What do you call a dish where the grain absorbs all the liquid and then some becoming tender, starchy and delicious in the process? Usually you call it risotto, but when you make it with quinoa, I think you should be able to call if quinoa-sotto.
Quinoa (pronounced "Kin-Wah") is a tiny tiny grain native to the Americas. Gastronomically, quinoa brings a sweet nuttiness to a dish and when cooked properly offers a similar texture to a couscous with a bit more spring to it.
Nutritionally, quinoa is a serious overachiever. Most other grains lack lysine (which should keep the dinosaurs from getting off the island). Quinoa not only has lysine, but also tons of protein, vitamins (especially in the B family), minerals, and even iron and folate. If it hasn't yet taken over the place of rice or wheat in the American diet, it may be because it is tiny. Each grain is about the size of the point on a dull pencil.
This recipe is really more of a pilaf than a risotto. Quinoasotto is just more fun to say (and type). I intended to put roasted peanuts in this dish at the end, but in the flurry of getting the meal to the table, I neglected to do so. You may also wish to toast the quinoa before you use it in this recipe to give it a nuttier flavor.

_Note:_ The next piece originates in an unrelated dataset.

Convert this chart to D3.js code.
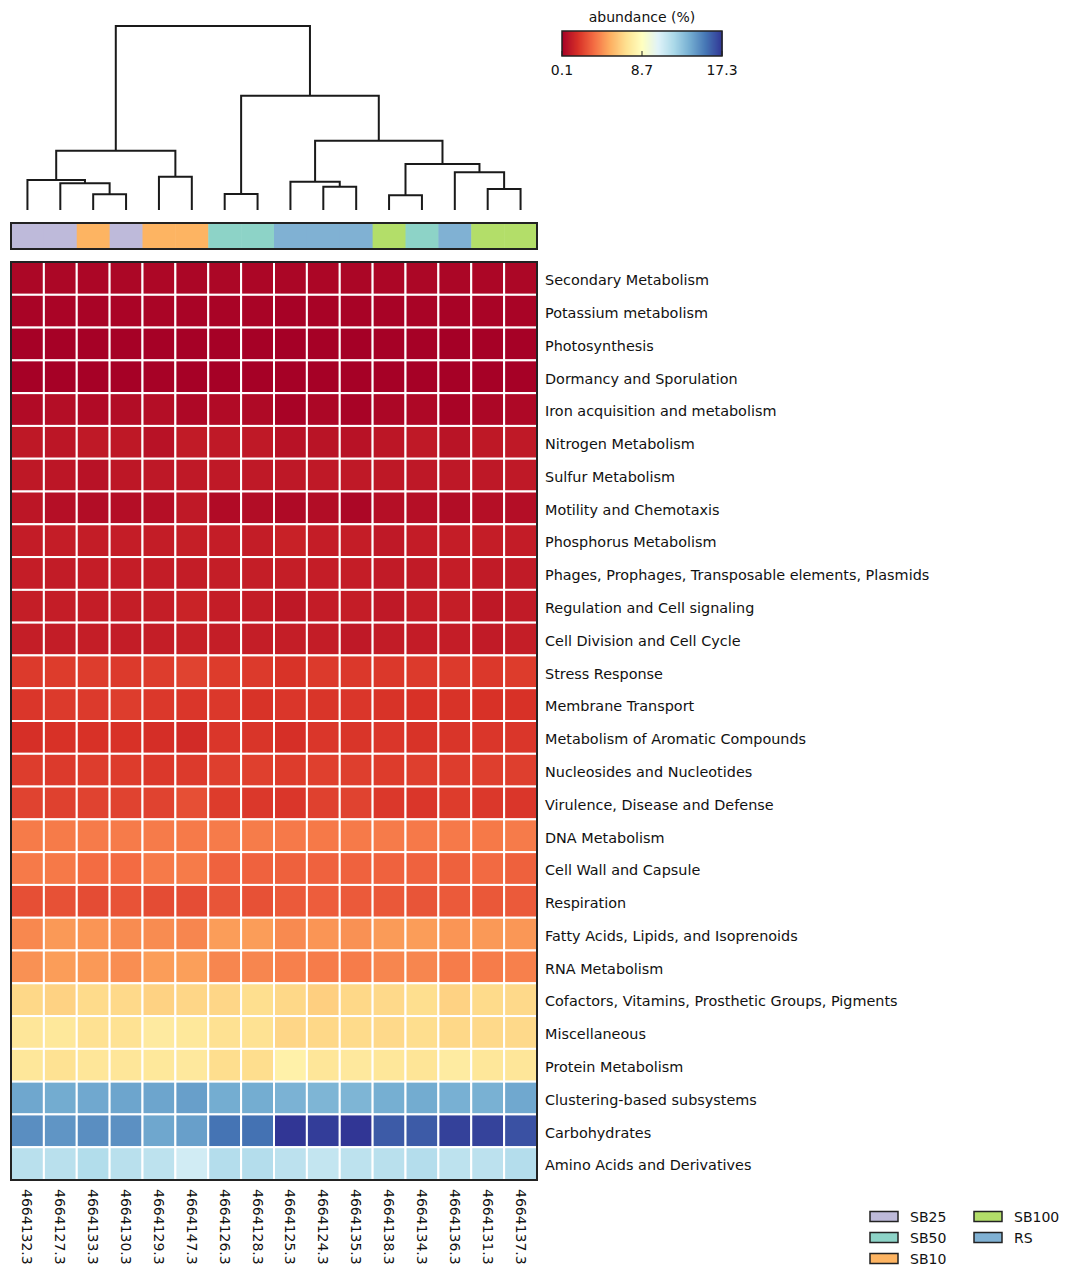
<!DOCTYPE html>
<html>
<head>
<meta charset="utf-8">
<script src="https://cdn.jsdelivr.net/npm/d3@7"></script>
<style>
  html, body { margin: 0; padding: 0; background: #fff; }
  svg { display: block; }
  text { font-family: "DejaVu Sans", sans-serif; fill: #111; }
</style>
</head>
<body>
<svg id="chart" width="1073" height="1266"></svg>
<script>
// ---------------- DATA ----------------
const sampleIds = ["4664132.3","4664127.3","4664133.3","4664130.3","4664129.3","4664147.3","4664126.3","4664128.3",
                   "4664125.3","4664124.3","4664135.3","4664138.3","4664134.3","4664136.3","4664131.3","4664137.3"];
const sampleGroups = ["SB25","SB25","SB10","SB25","SB10","SB10","SB50","SB50",
                      "RS","RS","RS","SB100","SB50","RS","SB100","SB100"];
const groupNames = ["SB25","SB50","SB10","SB100","RS"];
const groupColors = ["#bebada","#8dd3c7","#fdb462","#b3de69","#80b1d3"];

const subsystems = [
  "Secondary Metabolism","Potassium metabolism","Photosynthesis","Dormancy and Sporulation",
  "Iron acquisition and metabolism","Nitrogen Metabolism","Sulfur Metabolism","Motility and Chemotaxis",
  "Phosphorus Metabolism","Phages, Prophages, Transposable elements, Plasmids","Regulation and Cell signaling",
  "Cell Division and Cell Cycle","Stress Response","Membrane Transport","Metabolism of Aromatic Compounds",
  "Nucleosides and Nucleotides","Virulence, Disease and Defense","DNA Metabolism","Cell Wall and Capsule",
  "Respiration","Fatty Acids, Lipids, and Isoprenoids","RNA Metabolism",
  "Cofactors, Vitamins, Prosthetic Groups, Pigments","Miscellaneous","Protein Metabolism",
  "Clustering-based subsystems","Carbohydrates","Amino Acids and Derivatives"
];

// abundance (%) : one row per subsystem, one value per sample (display order)
const abundance = [
  [0.35,0.35,0.33,0.35,0.36,0.32,0.34,0.33,0.30,0.33,0.31,0.33,0.34,0.32,0.33,0.34],
  [0.25,0.26,0.25,0.26,0.27,0.24,0.24,0.23,0.17,0.22,0.20,0.22,0.24,0.21,0.24,0.25],
  [0.12,0.13,0.12,0.13,0.14,0.12,0.13,0.12,0.10,0.12,0.11,0.12,0.12,0.11,0.12,0.12],
  [0.15,0.15,0.14,0.15,0.16,0.14,0.15,0.14,0.13,0.14,0.13,0.14,0.15,0.14,0.14,0.15],
  [0.50,0.60,0.50,0.55,0.60,0.40,0.50,0.45,0.20,0.35,0.20,0.35,0.40,0.25,0.35,0.40],
  [0.95,0.90,1.00,0.95,0.75,1.05,1.00,1.00,0.75,0.80,0.75,0.90,1.00,0.80,0.95,1.00],
  [0.95,0.90,0.75,0.92,0.97,1.00,1.00,0.98,0.97,1.00,1.00,0.95,0.97,0.96,0.97,0.98],
  [0.90,0.65,0.55,0.60,0.65,1.00,0.50,0.55,0.45,0.55,0.35,0.65,0.65,0.55,0.65,0.60],
  [1.12,1.15,1.13,1.15,1.14,1.20,1.15,1.14,1.30,1.15,1.15,1.00,1.12,1.15,1.15,1.12],
  [1.15,1.10,1.15,1.15,1.13,1.13,1.18,1.18,1.18,1.15,1.15,1.08,1.05,1.15,1.08,1.08],
  [1.18,1.15,1.15,1.18,1.16,1.35,1.15,1.13,0.95,1.12,1.15,1.00,1.15,1.16,0.95,1.08],
  [1.18,1.13,1.16,1.13,1.17,1.25,1.16,1.16,1.18,1.13,0.98,1.10,1.12,1.15,1.08,1.16],
  [2.10,2.15,2.20,2.10,2.20,2.35,2.15,2.10,1.90,2.10,2.05,2.05,2.10,2.10,2.05,2.15],
  [2.00,2.10,2.10,2.20,2.05,2.00,2.05,1.90,2.00,1.95,2.00,1.90,1.85,1.90,1.85,1.85],
  [1.80,1.85,1.85,1.85,1.75,1.65,2.00,1.95,1.80,2.00,1.95,2.00,1.90,1.95,2.00,2.00],
  [2.20,2.10,2.20,2.15,2.05,2.10,2.25,2.28,2.15,2.28,2.25,2.15,2.25,2.20,2.25,2.25],
  [2.35,2.30,2.35,2.35,2.35,2.70,2.15,2.05,2.00,2.30,2.35,2.05,2.00,2.15,2.05,2.00],
  [3.90,3.90,3.92,3.92,3.92,3.88,3.92,3.95,3.87,3.85,3.88,3.92,3.87,3.87,3.85,3.92],
  [3.88,3.85,3.50,3.48,3.88,3.90,3.22,3.22,3.20,3.22,3.22,3.22,3.22,3.20,3.45,3.20],
  [2.70,2.75,2.60,2.80,2.60,2.65,2.85,2.75,3.00,3.10,3.00,2.95,2.85,3.00,2.95,3.00],
  [4.25,4.70,4.60,4.35,4.35,4.20,4.80,4.80,4.30,4.60,4.50,4.75,4.80,4.60,4.70,4.65],
  [4.50,4.80,4.70,4.40,4.80,4.85,4.20,4.20,4.05,3.95,3.95,4.20,4.20,3.95,3.95,4.05],
  [6.70,6.50,6.80,6.75,6.50,6.65,6.65,6.95,6.70,6.40,6.70,6.75,6.95,6.50,6.80,6.75],
  [7.30,7.40,7.05,7.10,7.55,7.40,7.05,7.10,6.65,6.70,6.80,6.75,6.90,6.70,6.75,6.75],
  [7.35,7.10,7.30,7.30,7.40,7.45,6.90,6.90,7.90,7.30,7.45,7.35,7.25,7.60,7.35,7.30],
  [14.05,13.90,14.00,14.10,14.10,14.30,13.85,13.85,13.65,13.55,13.55,13.80,13.90,13.75,13.70,14.00],
  [14.80,14.60,14.80,14.75,14.05,14.30,15.60,15.65,17.30,17.10,17.30,16.30,16.30,17.00,16.95,16.55],
  [11.70,11.70,11.90,11.70,11.55,10.90,11.85,11.85,11.60,11.35,11.55,11.70,11.85,11.55,11.60,11.85]
];

// column dendrogram linkage: [childA, childB, distance]; leaves are 0..15, merges get ids 16..
const linkage = [
  [2, 3, 15.7], [1, 16, 26.7], [0, 17, 30.0], [4, 5, 33.3], [18, 19, 59.3],
  [6, 7, 16.0], [9, 10, 23.3], [8, 22, 28.3], [11, 12, 14.7], [14, 15, 21.0],
  [13, 25, 37.7], [24, 26, 46.0], [23, 27, 69.3], [21, 28, 114.3], [20, 29, 184.0]
];

const colorbarTicks = [0.1, 8.7, 17.3];
const colorbarTitle = "abundance (%)";
const rdylbu = ["#a50026","#d73027","#f46d43","#fdae61","#fee090","#ffffbf","#e0f3f8","#abd9e9","#74add1","#4575b4","#313695"];

// ---------------- LAYOUT ----------------
const svg = d3.select("#chart");
const hm = { x0: 11, x1: 537, y0: 262, y1: 1180 };
const ann = { y0: 223, y1: 249 };
const dendro = { base: 210, top: 26 };

const x = d3.scaleBand().domain(d3.range(sampleIds.length)).range([hm.x0, hm.x1]).padding(0);
const y = d3.scaleBand().domain(d3.range(subsystems.length)).range([hm.y0, hm.y1]).padding(0);

const vmin = colorbarTicks[0], vmax = colorbarTicks[colorbarTicks.length - 1];
const color = d3.scaleLinear()
  .domain(d3.range(rdylbu.length).map(i => vmin + (vmax - vmin) * i / (rdylbu.length - 1)))
  .range(rdylbu)
  .interpolate(d3.interpolateRgb)
  .clamp(true);

// ---------------- HEATMAP ----------------
const cells = [];
abundance.forEach((row, r) => row.forEach((v, c) => cells.push({ r, c, v })));

svg.append("g").selectAll("rect").data(cells).join("rect")
  .attr("x", d => x(d.c))
  .attr("y", d => y(d.r))
  .attr("width", x.bandwidth())
  .attr("height", y.bandwidth())
  .attr("fill", d => color(d.v))
  .attr("stroke", "#fff")
  .attr("stroke-width", 2);

svg.append("rect")
  .attr("x", hm.x0).attr("y", hm.y0)
  .attr("width", hm.x1 - hm.x0).attr("height", hm.y1 - hm.y0)
  .attr("fill", "none").attr("stroke", "#222").attr("stroke-width", 2);

// row labels
svg.append("g").selectAll("text").data(subsystems).join("text")
  .attr("x", hm.x1 + 8)
  .attr("y", (d, i) => y(i) + y.bandwidth() / 2 + 1.8)
  .attr("dominant-baseline", "central")
  .style("font-size", "14.4px")
  .text(d => d);

// column labels (rotated)
svg.append("g").selectAll("text").data(sampleIds).join("text")
  .attr("transform", (d, i) => `translate(${x(i) + x.bandwidth() / 2},${hm.y1 + 9}) rotate(90)`)
  .attr("dominant-baseline", "central")
  .style("font-size", "14px")
  .text(d => d);

// ---------------- ANNOTATION BAR ----------------
const gColor = d3.scaleOrdinal().domain(groupNames).range(groupColors);
svg.append("g").selectAll("rect").data(sampleGroups).join("rect")
  .attr("x", (d, i) => x(i))
  .attr("y", ann.y0)
  .attr("width", x.bandwidth() + 0.5)
  .attr("height", ann.y1 - ann.y0)
  .attr("fill", d => gColor(d));
svg.append("rect")
  .attr("x", hm.x0).attr("y", ann.y0)
  .attr("width", hm.x1 - hm.x0).attr("height", ann.y1 - ann.y0)
  .attr("fill", "none").attr("stroke", "#222").attr("stroke-width", 2);

// ---------------- DENDROGRAM ----------------
const maxH = d3.max(linkage, d => d[2]);
const yd = d3.scaleLinear().domain([0, maxH]).range([dendro.base, dendro.top]);
const nodeX = sampleIds.map((d, i) => x(i) + x.bandwidth() / 2);
const nodeH = sampleIds.map(() => 0);
const links = [];
linkage.forEach(([a, b, h]) => {
  links.push({ xa: nodeX[a], ha: nodeH[a], xb: nodeX[b], hb: nodeH[b], h });
  nodeX.push((nodeX[a] + nodeX[b]) / 2);
  nodeH.push(h);
});
svg.append("g").selectAll("path").data(links).join("path")
  .attr("d", d => `M${d.xa},${yd(d.ha)}V${yd(d.h)}H${d.xb}V${yd(d.hb)}`)
  .attr("fill", "none")
  .attr("stroke", "#1a1a1a")
  .attr("stroke-width", 2);

// ---------------- COLORBAR ----------------
const cb = { x0: 562, x1: 722, y0: 31, y1: 56 };
const cbx = d3.scaleLinear().domain([vmin, vmax]).range([cb.x0, cb.x1]);
const nSteps = 160;
const steps = d3.range(nSteps).map(i => vmin + (vmax - vmin) * (i + 0.5) / nSteps);
svg.append("g").selectAll("rect").data(steps).join("rect")
  .attr("x", (d, i) => cb.x0 + (cb.x1 - cb.x0) * i / nSteps)
  .attr("y", cb.y0)
  .attr("width", (cb.x1 - cb.x0) / nSteps + 0.6)
  .attr("height", cb.y1 - cb.y0)
  .attr("fill", d => color(d));
svg.append("rect")
  .attr("x", cb.x0).attr("y", cb.y0)
  .attr("width", cb.x1 - cb.x0).attr("height", cb.y1 - cb.y0)
  .attr("fill", "none").attr("stroke", "#222").attr("stroke-width", 1.5);
svg.append("g").selectAll("line").data(colorbarTicks).join("line")
  .attr("x1", d => cbx(d)).attr("x2", d => cbx(d))
  .attr("y1", cb.y1 - 5).attr("y2", cb.y1)
  .attr("stroke", "#222").attr("stroke-width", 1);
svg.append("g").selectAll("text").data(colorbarTicks).join("text")
  .attr("x", d => cbx(d))
  .attr("y", cb.y1 + 14)
  .attr("text-anchor", "middle")
  .attr("dominant-baseline", "central")
  .style("font-size", "14px")
  .text(d => d3.format(".1f")(d));
svg.append("text")
  .attr("x", (cb.x0 + cb.x1) / 2)
  .attr("y", cb.y0 - 14)
  .attr("text-anchor", "middle")
  .attr("dominant-baseline", "central")
  .style("font-size", "14px")
  .text(colorbarTitle);

// ---------------- LEGEND ----------------
const lg = { x0: 870, colW: 104, y0: 1216.5, rowH: 21, rows: 3 };
const legendItems = svg.append("g").selectAll("g").data(groupNames).join("g")
  .attr("transform", (d, i) => `translate(${lg.x0 + Math.floor(i / lg.rows) * lg.colW},${lg.y0 + (i % lg.rows) * lg.rowH})`);
legendItems.append("rect")
  .attr("x", 0).attr("y", -5)
  .attr("width", 28).attr("height", 10)
  .attr("fill", d => gColor(d))
  .attr("stroke", "#222").attr("stroke-width", 1.5);
legendItems.append("text")
  .attr("x", 40).attr("y", 0)
  .attr("dominant-baseline", "central")
  .style("font-size", "14px")
  .text(d => d);
</script>
</body>
</html>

Really, you could add just about any vegetable to this you'd like. I would cook the vegetable first then add it to the quinoa as I do here.
1 cup quinoa
2 cups vegetable stock
1 onion, diced finely
1 tablespoons olive oil
1 tablespoon butter
1 teapoon dried tarragon
salt and pepper to taste
2 cloves garlic
8 oz. protabella mushrooms, sliced
1 tablespoon olive oil
You should first rinse and pick over your quinoa and make sure any foreign material in it is removed. To rinse the quinoa, use an extremely fine collander or use cheesecloth or even strong paper towels over a wider-holed collander to prevent the quinoa from slipping right through. You can also use paper coffeee filters for this purpose.
Heat the butter and oil to a pan with a lid. When the oil is hot, add the onions and garlic and sweat over a medium heat until the onions start to go translucent, about 3-4 minutes.
Add the quinoa to the pot and stir. Raise the heat to high. Stir in the stock and tarragon and bring to a boil briefly. Reduce the heat and cover.
In another pan, sautee the mushrooms in a tablespoon of olive oil about 5-7 minutes until they've reduced significantly. Stir the mushrooms into the quinoa. Taste and add salt and pepper as needed
Let cook for 5-10 minutes more until the liquid is absorbed and you have a moist but not soupy pilaf. If the quinoa dries out, add more stock. If its too moist, remove the cover and simmer away the excess stock.
Serve as a side dish. Goes well with Bender's Chickpea-Leek Soup and garlic bread.